FRENCH PRESS AGENCY - AFP
KUALA LUMPUR
Published 02.07.2018 16:21
Updated 02.07.2018 16:23
Malaysia's former Deputy Prime Minister Ahmad Zahid Hamidi, center, speaks to media outside Anti-Corruption Agency in Putrajaya, Malaysia Monday, July 2, 2018. (AP Photo)
Malaysia's former Deputy Prime Minister Ahmad Zahid Hamidi, center, speaks to media outside Anti-Corruption Agency in Putrajaya, Malaysia Monday, July 2, 2018. (AP Photo)

Malaysia has frozen hundreds of bank accounts believed linked to sovereign wealth fund 1MDB, officials said Monday, as they stepped up an anti-graft probe that could engulf former Prime Minister Najib Razak.

A special government task force investigating a corruption scandal involving 1MDB said it froze 408 bank accounts containing a total of 1.1 billion ringgit ($272 million) last week.

"The accounts are believed to be connected with the misappropriation and misuse of 1MDB funds," the task force said in a statement.

"They involved nearly 900 transactions made between March 2011 and September 2015."

The funds in the frozen accounts came from individuals, political parties and non-government organizations, it said without mentioning names.

However, the task force's statement followed local media reports last week that accounts belonging to Najib's political party, the once-powerful United Malays National Organization (UMNO), had been frozen.

Najib resigned as the party's leader days after his UMNO-dominated Barisan Nasional coalition -- which ruled Malaysia for more than 60 years -- was roundly defeated in the May 9 elections.

Najib is being investigated over allegations that billions of dollars were looted from 1MDB, a state fund he founded.

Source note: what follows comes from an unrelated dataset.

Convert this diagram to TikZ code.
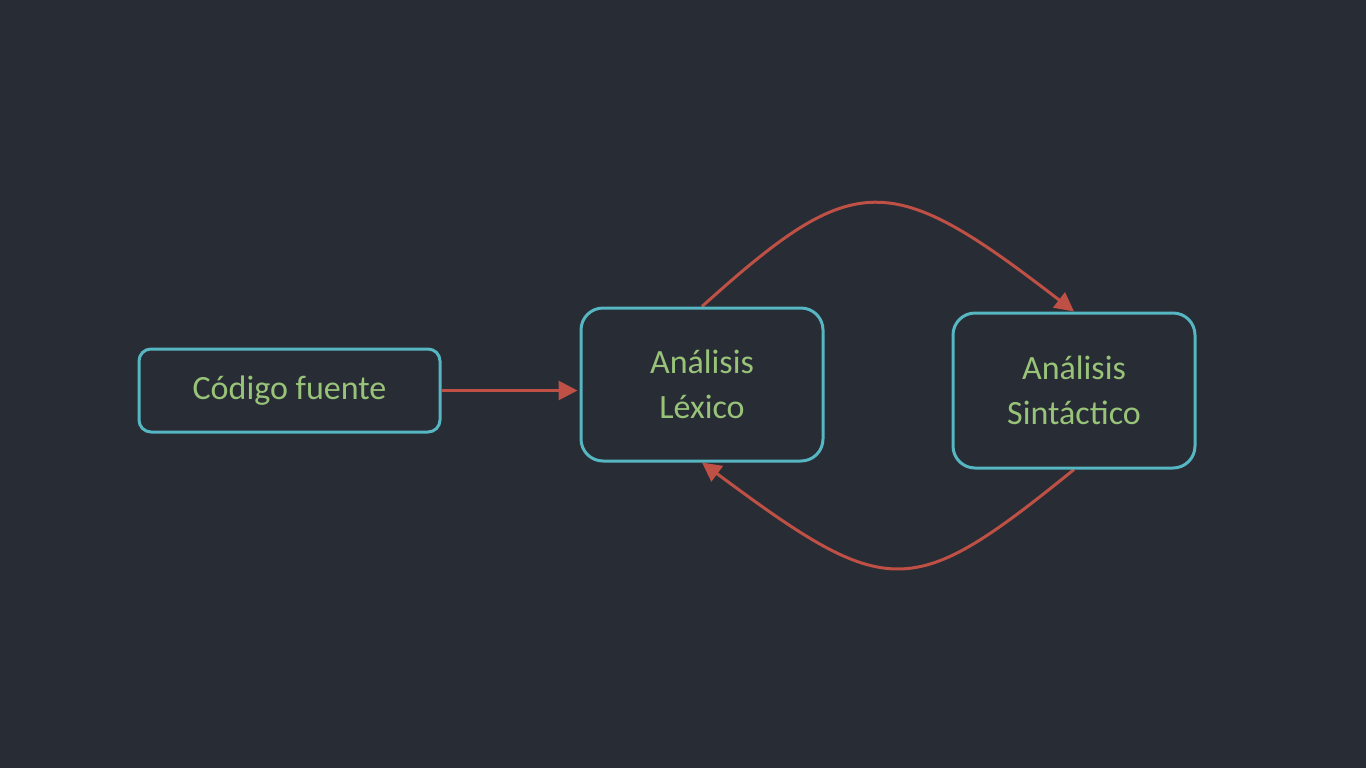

Both Najib and the fund deny any wrongdoing.

Premises linked to the former prime minister and his family were raided recently by the police, who uncovered a treasure trove of cash and valuables said to be worth up to 1.1 billion ringgit.

The items included luxury handbags believed accumulated by his wife Rosmah, who has been widely criticized for her extravagant shopping sprees.

However, no charges have been filed against them so far.

Najib has said most of the items seized were gifts from friends and foreign dignitaries, including royalty, during special occasions such as official visits and birthdays.

Local media, meanwhile, said that Najib's stepson Riza Aziz, an aspiring Hollywood producer, is expected to be questioned by anti-graft officials on Tuesday.